Entries with chart source code:

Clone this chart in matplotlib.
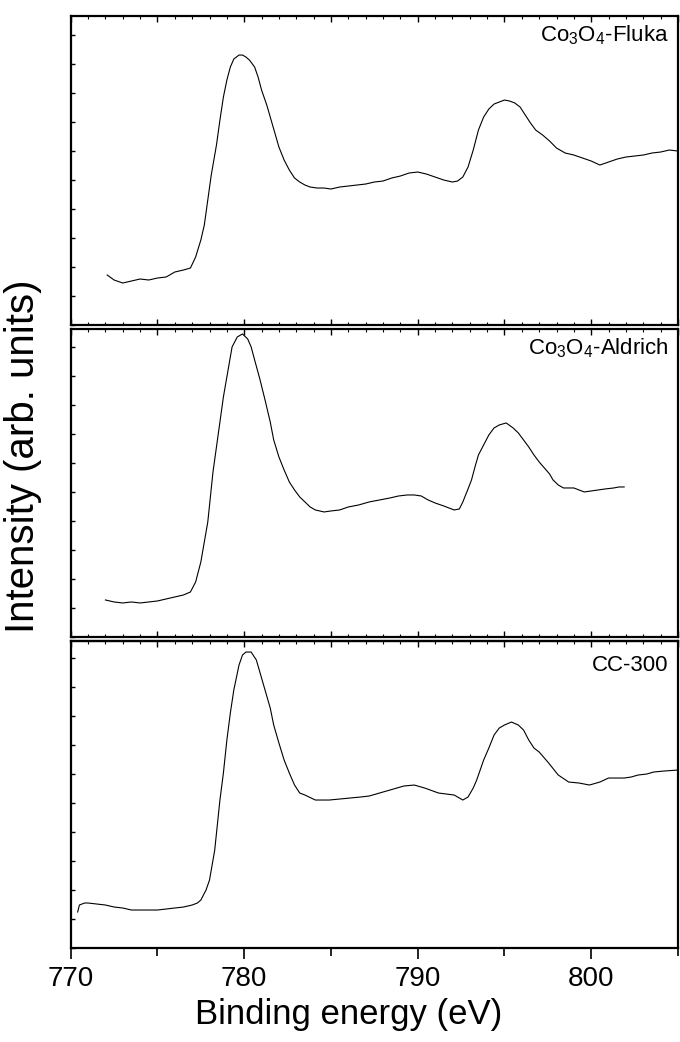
import matplotlib
matplotlib.use("Agg")
import matplotlib.pyplot as plt
from matplotlib.ticker import MultipleLocator, NullFormatter

plt.rcParams['font.family'] = ['Liberation Sans', 'DejaVu Sans']
plt.rcParams['mathtext.default'] = 'regular'

# Co3O4-Fluka (top panel)
fluka_x = [772.1, 772.5, 773.0, 773.5, 774.0, 774.5, 775.0, 775.5, 776.0, 776.5, 776.9,
           777.2, 777.5, 777.7, 777.9, 778.1, 778.4, 778.6, 778.8, 779.0, 779.2, 779.4,
           779.7, 779.9, 780.1, 780.3, 780.6, 780.8, 781.0, 781.3, 781.5, 781.8, 782.0,
           782.3, 782.6, 782.9, 783.2, 783.5, 783.8, 784.2, 784.6, 785.0, 785.5, 786.0,
           786.5, 787.0, 787.5, 788.0, 788.5, 789.0, 789.5, 790.0, 790.5, 791.0, 791.5,
           792.0, 792.3, 792.6, 792.9, 793.2, 793.5, 793.8, 794.1, 794.4, 794.7, 795.0,
           795.3, 795.6, 795.9, 796.2, 796.5, 796.8, 797.2, 797.6, 798.0, 798.5, 799.0,
           799.5, 800.0, 800.5, 801.0, 801.5, 802.0, 802.5, 803.0, 803.5, 804.0, 804.5, 805.0]
fluka_y = [50, 45, 42, 44, 46, 45, 47, 48, 53, 55, 57,
           68, 85, 100, 125, 150, 180, 205, 228, 245, 258, 266,
           270, 270, 268, 265, 258, 248, 235, 220, 208, 190, 178,
           165, 155, 147, 143, 140, 138, 137, 137, 136, 138, 139,
           140, 141, 143, 144, 147, 149, 152, 153, 151, 148, 145,
           143, 144, 148, 158, 175, 195, 208, 216, 221, 223, 225,
           224, 222, 218, 210, 202, 195, 190, 184, 177, 172, 170,
           167, 164, 160, 163, 166, 168, 169, 170, 172, 173, 175, 174]

# Co3O4-Aldrich (middle panel)
aldrich_x = [772.0, 772.5, 773.0, 773.5, 774.0, 774.5, 775.0, 775.5, 776.0, 776.5, 776.9,
             777.2, 777.5, 777.7, 777.9, 778.2, 778.4, 778.6, 778.8, 779.0, 779.3, 779.6,
             779.9, 780.2, 780.4, 780.6, 780.9, 781.2, 781.5, 781.7, 782.0, 782.3, 782.6,
             782.9, 783.2, 783.5, 783.8, 784.1, 784.6, 785.0, 785.5, 786.0, 786.6, 787.2,
             787.8, 788.4, 788.9, 789.4, 789.8, 790.2, 790.6, 791.0, 791.5, 792.1, 792.4,
             792.6, 792.9, 793.1, 793.3, 793.5, 793.8, 794.1, 794.4, 794.7, 795.1, 795.5,
             795.8, 796.1, 796.4, 796.7, 797.0, 797.3, 797.6, 797.8, 798.1, 798.4, 798.7,
             799.0, 799.3, 799.6, 800.0, 800.4, 800.8, 801.3, 801.6, 801.9]
aldrich_y = [37, 35, 34, 35, 34, 35, 36, 38, 40, 42, 45,
             55, 75, 95, 115, 165, 190, 215, 240, 260, 290, 300,
             303, 298, 290, 277, 258, 237, 215, 197, 180, 167, 155,
             147, 140, 135, 130, 127, 125, 126, 127, 130, 132, 135,
             137, 139, 141, 142, 142, 141, 137, 134, 131, 127, 128,
             135, 148, 157, 170, 182, 192, 202, 209, 212, 214, 209,
             204, 197, 190, 182, 175, 169, 163, 157, 152, 149, 149,
             149, 147, 145, 146, 147, 148, 149, 150, 150]

# CC-300 (bottom panel)
cc300_x = [770.4, 770.5, 770.8, 771.0, 771.5, 772.0, 772.5, 773.0, 773.5, 774.0, 774.5,
           775.0, 775.5, 776.0, 776.5, 777.0, 777.3, 777.5, 777.8, 778.0, 778.3, 778.6,
           778.8, 779.0, 779.2, 779.4, 779.7, 779.9, 780.1, 780.4, 780.7, 781.0, 781.2,
           781.5, 781.7, 782.0, 782.3, 782.6, 782.9, 783.2, 783.5, 784.1, 784.9, 785.5,
           786.1, 786.7, 787.2, 787.8, 788.4, 789.2, 789.8, 790.4, 791.2, 792.1, 792.6,
           792.9, 793.2, 793.4, 793.6, 793.8, 794.1, 794.4, 794.7, 795.0, 795.4, 795.8,
           796.1, 796.4, 796.7, 797.0, 797.5, 798.1, 798.7, 799.3, 799.9, 800.5, 801.0,
           801.5, 801.9, 802.3, 802.7, 803.2, 803.6, 804.2, 805.0]
cc300_y = [36, 43, 45, 45, 44, 43, 41, 40, 38, 38, 38,
           38, 39, 40, 41, 43, 45, 48, 58, 68, 98, 148,
           175, 208, 235, 258, 283, 293, 296, 296, 288, 270, 258,
           240, 223, 205, 188, 175, 163, 155, 153, 148, 148, 149,
           150, 151, 152, 155, 158, 162, 163, 160, 155, 153, 148,
           151, 160, 168, 178, 188, 200, 213, 220, 223, 226, 223,
           218, 208, 200, 196, 186, 173, 166, 165, 163, 166, 170,
           170, 170, 171, 173, 174, 176, 177, 178]

labels = ['Co$_3$O$_4$-Fluka', 'Co$_3$O$_4$-Aldrich', 'CC-300']
series = [(fluka_x, fluka_y), (aldrich_x, aldrich_y), (cc300_x, cc300_y)]

fig = plt.figure(figsize=(6.8, 10.42), dpi=100)

# panel boxes in figure fractions (left, bottom, width, height)
boxes = [(0.104, 0.6881, 0.893, 0.2965),
         (0.104, 0.3887, 0.893, 0.2956),
         (0.104, 0.0902, 0.893, 0.2946)]
heights = [309, 308, 307]

for i, (box, (x, y), lab) in enumerate(zip(boxes, series, labels)):
    ax = fig.add_axes(box)
    ax.plot(x, y, color='black', lw=0.8)
    ax.set_xlim(770, 805)
    ax.set_ylim(0, heights[i])
    for sp in ax.spines.values():
        sp.set_linewidth(1.6)
    ax.yaxis.set_major_locator(MultipleLocator(29))
    ax.yaxis.set_major_formatter(NullFormatter())
    ax.tick_params(axis='y', direction='in', length=3, width=1, right=False)
    ax.text(0.985, 0.975 if i < 2 else 0.955, lab, transform=ax.transAxes,
            ha='right', va='top', fontsize=16)
    if i < 2:
        ax.xaxis.set_major_locator(MultipleLocator(5))
        ax.xaxis.set_minor_locator(MultipleLocator(1))
        ax.xaxis.set_major_formatter(NullFormatter())
        ax.tick_params(axis='x', which='major', direction='in', length=4, width=1, top=True)
        ax.tick_params(axis='x', which='minor', direction='in', length=2, width=0.8, top=True)
    else:
        ax.xaxis.set_major_locator(MultipleLocator(10))
        ax.xaxis.set_minor_locator(MultipleLocator(5))
        ax.tick_params(axis='x', which='major', direction='out', length=8, width=1.2,
                       labelsize=20, pad=5)
        ax.tick_params(axis='x', which='minor', direction='out', length=6, width=1.2)
        ax.tick_params(axis='x', which='both', top=False)
        sec = ax.secondary_xaxis('top')
        sec.xaxis.set_major_locator(MultipleLocator(5))
        sec.xaxis.set_minor_locator(MultipleLocator(1))
        sec.xaxis.set_major_formatter(NullFormatter())
        sec.tick_params(which='major', direction='in', length=4, width=1)
        sec.tick_params(which='minor', direction='in', length=2, width=0.8)
        sec.spines['top'].set_linewidth(1.6)

fig.text(0.512, 0.026, 'Binding energy (eV)', ha='center', va='center', fontsize=25)
fig.text(0.034, 0.562, 'Intensity (arb. units)', ha='center', va='center',
         rotation=90, fontsize=29)

fig.savefig('out.png', dpi=100)
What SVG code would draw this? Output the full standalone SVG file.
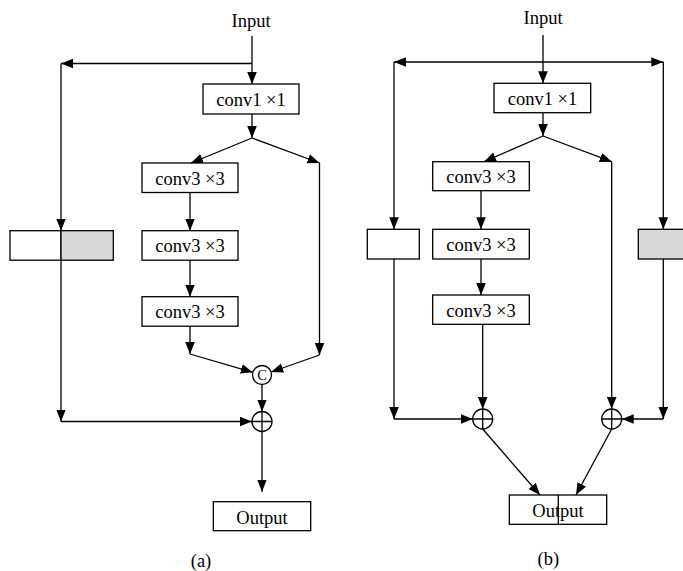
<svg xmlns="http://www.w3.org/2000/svg" width="683" height="571" viewBox="0 0 683 571">
<style>
.box{fill:#fff;stroke:#000;stroke-width:1.3}
.gray{fill:#d9d9d9;stroke:#000;stroke-width:1.3}
.t{font-family:"Liberation Serif","Times New Roman",serif;font-size:18.5px;fill:#000;text-anchor:middle}
.c{fill:none;stroke:#000;stroke-width:1.3}
.a{fill:none;stroke:#000;stroke-width:1.3;marker-end:url(#ah)}
.op{fill:#fff;stroke:#000;stroke-width:1.3}
</style>
<defs>
<marker id="ah" viewBox="0 0 10 8" refX="10" refY="4" markerWidth="12" markerHeight="10" markerUnits="userSpaceOnUse" orient="auto">
<path d="M0,0 L10,4 L0,8 Z" fill="#000"/>
</marker>
</defs>
<rect width="683" height="571" fill="#fff"/>

<!-- ===== Diagram (a) ===== -->
<g id="a-input"><text class="t" x="251" y="26.5">Input</text></g>
<g id="a-conv1"><rect class="box" x="203" y="84" width="96" height="30"/><text class="t" x="251" y="106">conv1 ×1</text></g>
<g id="a-conv3-1"><rect class="box" x="142" y="163" width="96" height="29.5"/><text class="t" x="190" y="184.5">conv3 ×3</text></g>
<g id="a-conv3-2"><rect class="box" x="142" y="230.7" width="96" height="29.5"/><text class="t" x="190" y="252">conv3 ×3</text></g>
<g id="a-conv3-3"><rect class="box" x="142" y="296.7" width="96" height="29.5"/><text class="t" x="190" y="318">conv3 ×3</text></g>
<g id="a-split"><rect class="box" x="10" y="230.7" width="51" height="29.5"/><rect class="gray" x="61" y="230.7" width="52.3" height="29.5"/></g>
<g id="a-concat"><circle class="op" cx="262" cy="375" r="9.5"/><text x="262" y="380" font-family="Liberation Serif, serif" font-size="14.5" text-anchor="middle">C</text></g>
<g id="a-add"><circle class="op" cx="262" cy="421.5" r="10"/><path class="c" d="M252,421.5 H272 M262,411.5 V431.5"/></g>
<g id="a-output"><rect class="box" x="213.3" y="501.7" width="97.4" height="29"/><text class="t" x="262" y="523.5">Output</text></g>
<g id="a-label"><text class="t" x="201" y="566.5">(a)</text></g>

<!-- ===== Diagram (b) ===== -->
<g id="b-input"><text class="t" x="543" y="24">Input</text></g>
<g id="b-conv1"><rect class="box" x="494" y="83.3" width="96.7" height="29.4"/><text class="t" x="542.5" y="105">conv1 ×1</text></g>
<g id="b-conv3-1"><rect class="box" x="432.7" y="161.7" width="96.6" height="29"/><text class="t" x="481" y="183">conv3 ×3</text></g>
<g id="b-conv3-2"><rect class="box" x="432.7" y="229.3" width="96.6" height="29.7"/><text class="t" x="481" y="251">conv3 ×3</text></g>
<g id="b-conv3-3"><rect class="box" x="432.7" y="295" width="96.6" height="29.3"/><text class="t" x="481" y="316.5">conv3 ×3</text></g>
<g id="b-left"><rect class="box" x="367.3" y="229.3" width="52" height="29.7"/></g>
<g id="b-right"><rect class="gray" x="638.3" y="229.3" width="50" height="29.7"/></g>
<g id="b-add-left"><circle class="op" cx="482.7" cy="419" r="10"/><path class="c" d="M472.7,419 H492.7 M482.7,409 V429"/></g>
<g id="b-add-right"><circle class="op" cx="611.7" cy="419" r="10"/><path class="c" d="M601.7,419 H621.7 M611.7,409 V429"/></g>
<g id="b-output"><rect class="box" x="509.3" y="495" width="97.4" height="29.3"/><line class="c" x1="558.3" y1="495" x2="558.3" y2="524.3"/><text class="t" x="558" y="516.5">Output</text></g>
<g id="b-label"><text class="t" x="548.3" y="565">(b)</text></g>

<g id="connectors">
<!-- (a) -->
<path class="a" d="M252,36 V84"/>
<path class="a" d="M252,63.5 H61"/>
<path class="a" d="M61,63.5 V230.7"/>
<path class="a" d="M252,114 V138"/>
<path class="a" d="M252,138 L191,163"/>
<path class="a" d="M252,138 L319.5,163"/>
<path class="a" d="M319.5,163 V355"/>
<path class="a" d="M190,192.5 V230.7"/>
<path class="a" d="M190,260.2 V296.7"/>
<path class="a" d="M190,326.2 V354"/>
<path class="a" d="M190,354 L252.8,372.3"/>
<path class="a" d="M319.5,355 L271.2,372"/>
<path class="a" d="M262,384.5 V411.5"/>
<path class="a" d="M61,260.2 V421.5"/>
<path class="a" d="M61,421.5 H252"/>
<path class="a" d="M262,431.5 V491.7"/>
<!-- (b) -->
<path class="a" d="M543,35 V83.3"/>
<path class="a" d="M543,62 H394"/>
<path class="a" d="M543,62 H663.3"/>
<path class="a" d="M394,62 V229.3"/>
<path class="a" d="M663.3,62 V229.3"/>
<path class="a" d="M543,112.7 V136"/>
<path class="a" d="M543,136 L484,161.7"/>
<path class="a" d="M543,136 L611.7,161.7"/>
<path class="a" d="M481,190.7 V229.3"/>
<path class="a" d="M481,259 V295"/>
<path class="a" d="M482.7,324.3 V409"/>
<path class="a" d="M611.7,161.7 V409"/>
<path class="a" d="M394,259 V419"/>
<path class="a" d="M394,419 H472.7"/>
<path class="a" d="M663.3,259 V419"/>
<path class="a" d="M663.3,419 H621.7"/>
<path class="a" d="M482.7,429 L540,495"/>
<path class="a" d="M611.7,429 L576,495"/>
</g>
</svg>
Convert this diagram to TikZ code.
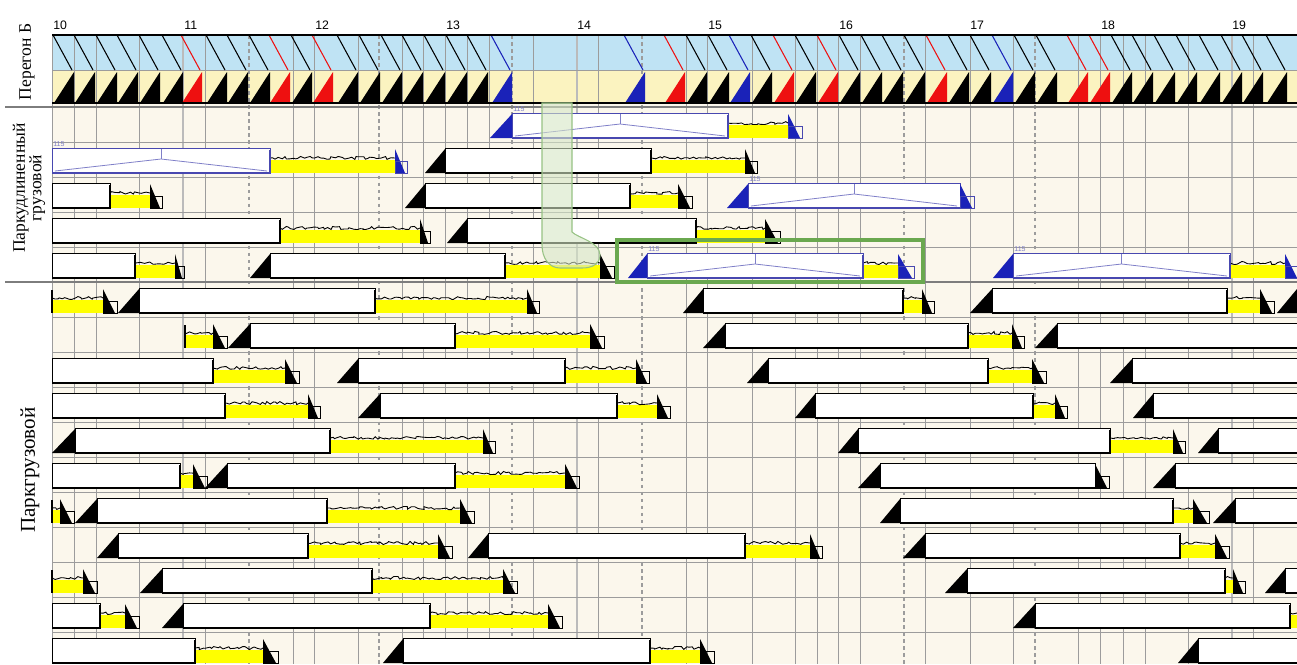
\documentclass[tikz,border=0pt]{standalone}
\usepackage{fontspec}
\setmainfont{Liberation Serif}
\newfontfamily\numfont{Liberation Sans}
\usetikzlibrary{decorations.pathmorphing}
\definecolor{bandblue}{HTML}{BFE3F4}
\definecolor{bandyellow}{HTML}{FBF3C0}
\definecolor{parkbg}{HTML}{FBF7EC}
\definecolor{gridgrey}{HTML}{9C9C9C}
\definecolor{loadyellow}{HTML}{FFFF00}
\definecolor{trainred}{HTML}{EE1010}
\definecolor{trainblue}{HTML}{1A22B8}
\definecolor{longblue}{HTML}{4848B0}
\definecolor{hiliteframe}{HTML}{6AA84F}
\definecolor{hilitefill}{HTML}{D6E6C6}

% one goods train on a track: {row top}{arrive}{box from}{box to}{load to}{leave}
\newcommand{\goods}[6]{%
  \ifdim#2pt<#3pt \fill (#2,#1+25) -- (#3,#1+25) -- (#3,#1+1) -- cycle; \fi
  \ifdim#3pt<#4pt
    \filldraw[waitbox] (#3,#1) rectangle (#4,#1+25);
    \draw[line width=1.1pt] (#3,#1+25) -- (#4,#1+25);
  \fi
  \ifdim#4pt<#5pt
    \fill[loadyellow] (#4,#1+12) rectangle (#5,#1+25);
    \draw[loadwave] (#4,#1+10) -- (#5,#1+10);
    \draw[thick] (#4,#1+2) -- (#4,#1+25);
  \fi
  \ifdim#5pt<#6pt
    \fill (#5,#1+1) -- (#5,#1+25) -- (#6,#1+25) -- cycle;
    \draw[thin] (#5,#1+13) rectangle (#6+2,#1+25);
  \fi
}
% lengthened train (115)
\newcommand{\longgoods}[6]{%
  \ifdim#2pt<#3pt \fill[trainblue] (#2,#1+25) -- (#3,#1+25) -- (#3,#1+1) -- cycle; \fi
  \ifdim#3pt<#4pt
    \filldraw[fill=white, draw=longblue] (#3,#1) rectangle (#4,#1+25);
    \draw[longblue, line width=1.1pt] (#3,#1+25) -- (#4,#1+25);
    \draw[tentline] (#3+3,#1+23) -- ({(#3+#4)/2},#1+11) -- (#4-3,#1+23);
    \draw[tentline] ({(#3+#4)/2},#1+1) -- ({(#3+#4)/2},#1+11);
    \node[tag115, name=tag-#1-#3] at (#3+1,#1-1) {115};
  \fi
  \ifdim#4pt<#5pt
    \fill[loadyellow] (#4,#1+12) rectangle (#5,#1+25);
    \draw[loadwave] (#4,#1+10) -- (#5,#1+10);
    \draw[longblue, thick] (#4,#1+2) -- (#4,#1+25);
  \fi
  \ifdim#5pt<#6pt
    \fill[trainblue] (#5,#1+1) -- (#5,#1+25) -- (#6,#1+25) -- cycle;
    \draw[longblue, thin] (#5,#1+13) rectangle (#6+2,#1+25);
  \fi
}

\begin{document}
\begin{tikzpicture}[x=0.02cm, y=-0.02cm,
    every node/.style={inner sep=0pt},
    hourlabel/.style={font=\fontsize{7}{7}\selectfont\numfont, anchor=west},
    parklabel/.style={font=\fontsize{10}{9.5}\selectfont, rotate=90, align=center},
    tag115/.style={font=\fontsize{4}{4}\selectfont\numfont, text=longblue!70, anchor=south west},
    gridline/.style={gridgrey, line width=0.5pt},
    hourline/.style={gridgrey!120!black, line width=0.9pt},
    dashline/.style={gridgrey, line width=0.6pt, dash pattern=on 2pt off 2pt},
    trackline/.style={gridgrey, line width=0.5pt},
    waitbox/.style={fill=white, draw=black, line width=0.5pt},
    loadwave/.style={black, line width=0.5pt, decorate,
        decoration={random steps, segment length=1.6pt, amplitude=0.9pt}},
    tentline/.style={longblue!70, line width=0.45pt},
]
\useasboundingbox (0,0) rectangle (1297,664);
\fill[white] (0,0) rectangle (1297,664);

% Backgrounds
\fill[bandblue] (52,35) rectangle (1297,70);
\fill[bandyellow] (52,70) rectangle (1297,103);
\fill[parkbg] (52,103) rectangle (1297,664);

% Grid
\foreach \x in {52,74,96,139,205,293,314,358,402,423,445,467,489,533,598,
    686,707,752,795,817,838,860,925,970,1013,1078,1100,1123,1145,1188,1253}
    \draw[gridline] (\x,35) -- (\x,664);
\foreach \x in {183,577,1232}
    \draw[hourline] (\x,35) -- (\x,664);
\foreach \x in {249,379,512,642,904,1035}
    \draw[dashline] (\x,35) -- (\x,664);

% Tracks
\foreach \y in {142,177,212,247,317,352,387,422,457,492,527,562,597,632}
    \draw[trackline] (52,\y) -- (1297,\y);
\draw[gridgrey!80!black, line width=0.7pt] (5,107) -- (1297,107);
\draw[gridgrey!80!black, line width=0.7pt] (5,282) -- (1297,282);

% Peregon B band
\draw[gridgrey] (52,70) -- (1297,70);
\foreach \x/\c in {74/black,95/black,117/black,138/black,160/black,183/black,
    202/trainred,227/black,248/black,270/black,290/trainred,312/black,333/trainred,
    358/black,380/black,402/black,423/black,445/black,467/black,488/black,512/trainblue,
    645/trainblue,685/trainred,707/black,729/black,750/trainblue,772/black,794/trainred,
    816/black,838/trainred,860/black,882/black,903/black,925/black,947/trainred,
    969/black,991/black,1013/trainblue,1035/black,1057/black,1088/trainred,
    1110/trainred,1132/black,1153/black,1175/black,1197/black,1220/black,
    1242/black,1263/black,1287/black} {
    \fill[\c] (\x-20,103) -- (\x,103) -- (\x,72) -- cycle;
    \draw[\c, line width=0.6pt] (\x-21,35) -- (\x-2,70);
}
\draw[line width=1pt] (52,35) -- (1297,35);
\draw[line width=1pt] (52,103) -- (1297,103);

% Park lengthened goods
\longgoods{113}{490}{512}{728}{788}{800}
\longgoods{148}{52}{52}{270}{395}{405}
\goods{148}{425}{445}{651}{745}{755}
\goods{183}{52}{52}{110}{150}{160}
\goods{183}{405}{425}{630}{678}{690}
\longgoods{183}{727}{748}{960}{960}{972}
\goods{218}{52}{52}{280}{420}{428}
\goods{218}{447}{467}{696}{765}{778}
\goods{253}{52}{52}{135}{175}{182}
\goods{253}{250}{270}{505}{600}{612}
\longgoods{253}{628}{647}{863}{898}{912}
\longgoods{253}{993}{1013}{1230}{1285}{1297}

% Park goods
\goods{288}{52}{52}{52}{103}{115}
\goods{288}{118}{139}{375}{527}{537}
\goods{288}{683}{703}{903}{922}{932}
\goods{288}{970}{992}{1227}{1260}{1272}
\goods{288}{1277}{1297}{1297}{1297}{1297}
\goods{323}{185}{185}{185}{213}{225}
\goods{323}{228}{250}{455}{590}{602}
\goods{323}{703}{725}{968}{1012}{1022}
\goods{323}{1035}{1057}{1297}{1297}{1297}
\goods{358}{52}{52}{213}{285}{297}
\goods{358}{337}{358}{565}{636}{647}
\goods{358}{747}{768}{988}{1032}{1044}
\goods{358}{1110}{1132}{1297}{1297}{1297}
\goods{393}{52}{52}{225}{308}{318}
\goods{393}{358}{380}{617}{657}{668}
\goods{393}{795}{815}{1033}{1055}{1065}
\goods{393}{1133}{1153}{1297}{1297}{1297}
\goods{428}{52}{75}{330}{483}{493}
\goods{428}{838}{858}{1110}{1173}{1183}
\goods{428}{1198}{1218}{1297}{1297}{1297}
\goods{463}{52}{52}{180}{193}{205}
\goods{463}{205}{227}{455}{565}{577}
\goods{463}{858}{880}{1095}{1095}{1107}
\goods{463}{1153}{1175}{1297}{1297}{1297}
\goods{498}{52}{52}{52}{60}{72}
\goods{498}{75}{97}{327}{460}{472}
\goods{498}{880}{900}{1173}{1193}{1207}
\goods{498}{1213}{1235}{1297}{1297}{1297}
\goods{533}{97}{118}{308}{438}{450}
\goods{533}{468}{488}{745}{810}{820}
\goods{533}{903}{925}{1180}{1215}{1227}
\goods{568}{52}{52}{52}{83}{95}
\goods{568}{140}{162}{372}{503}{515}
\goods{568}{945}{967}{1225}{1233}{1243}
\goods{568}{1265}{1285}{1297}{1297}{1297}
\goods{603}{52}{52}{100}{125}{137}
\goods{603}{162}{183}{430}{548}{560}
\goods{603}{1013}{1035}{1290}{1297}{1297}
\goods{638}{52}{52}{195}{263}{276}
\goods{638}{383}{403}{650}{700}{712}
\goods{638}{1178}{1198}{1297}{1297}{1297}

% Shift arrow and highlighted train
\filldraw[fill=hilitefill, fill opacity=0.6, draw=hiliteframe!70, line width=0.6pt]
    (542,103) -- (572,103) -- (572,232)
    .. controls (578,238) and (600,242) .. (600,255)
    .. controls (600,264) and (592,268) .. (582,268) -- (560,268)
    .. controls (549,268) and (542,258) .. (542,245) -- cycle;
\draw[hiliteframe, line width=2.3pt] (617,240) rectangle (923,282);

% Hours
\foreach \h [count=\i from 0] in {10,...,19}
    \node[hourlabel] (hour\h) at (53+131*\i,25) {\h};

% Section labels
\node[parklabel] (peregon) at (27,62) {Перегон Б};
\node[parklabel] (longpark) at (29,188) {Паркудлиненный\\грузовой};
\node[parklabel, font=\fontsize{12}{12}\selectfont] (goodspark) at (30,470) {Паркгрузовой};

\end{tikzpicture}
\end{document}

§ **Written request**: Up to and including the line containing "173, 175, 174]", repeat every line from the start of the data, but none of the pictures.

§ **Written response**:
Clone this chart in matplotlib.
import matplotlib
matplotlib.use("Agg")
import matplotlib.pyplot as plt
from matplotlib.ticker import MultipleLocator, NullFormatter

plt.rcParams['font.family'] = ['Liberation Sans', 'DejaVu Sans']
plt.rcParams['mathtext.default'] = 'regular'

# Co3O4-Fluka (top panel)
fluka_x = [772.1, 772.5, 773.0, 773.5, 774.0, 774.5, 775.0, 775.5, 776.0, 776.5, 776.9,
           777.2, 777.5, 777.7, 777.9, 778.1, 778.4, 778.6, 778.8, 779.0, 779.2, 779.4,
           779.7, 779.9, 780.1, 780.3, 780.6, 780.8, 781.0, 781.3, 781.5, 781.8, 782.0,
           782.3, 782.6, 782.9, 783.2, 783.5, 783.8, 784.2, 784.6, 785.0, 785.5, 786.0,
           786.5, 787.0, 787.5, 788.0, 788.5, 789.0, 789.5, 790.0, 790.5, 791.0, 791.5,
           792.0, 792.3, 792.6, 792.9, 793.2, 793.5, 793.8, 794.1, 794.4, 794.7, 795.0,
           795.3, 795.6, 795.9, 796.2, 796.5, 796.8, 797.2, 797.6, 798.0, 798.5, 799.0,
           799.5, 800.0, 800.5, 801.0, 801.5, 802.0, 802.5, 803.0, 803.5, 804.0, 804.5, 805.0]
fluka_y = [50, 45, 42, 44, 46, 45, 47, 48, 53, 55, 57,
           68, 85, 100, 125, 150, 180, 205, 228, 245, 258, 266,
           270, 270, 268, 265, 258, 248, 235, 220, 208, 190, 178,
           165, 155, 147, 143, 140, 138, 137, 137, 136, 138, 139,
           140, 141, 143, 144, 147, 149, 152, 153, 151, 148, 145,
           143, 144, 148, 158, 175, 195, 208, 216, 221, 223, 225,
           224, 222, 218, 210, 202, 195, 190, 184, 177, 172, 170,
           167, 164, 160, 163, 166, 168, 169, 170, 172, 173, 175, 174]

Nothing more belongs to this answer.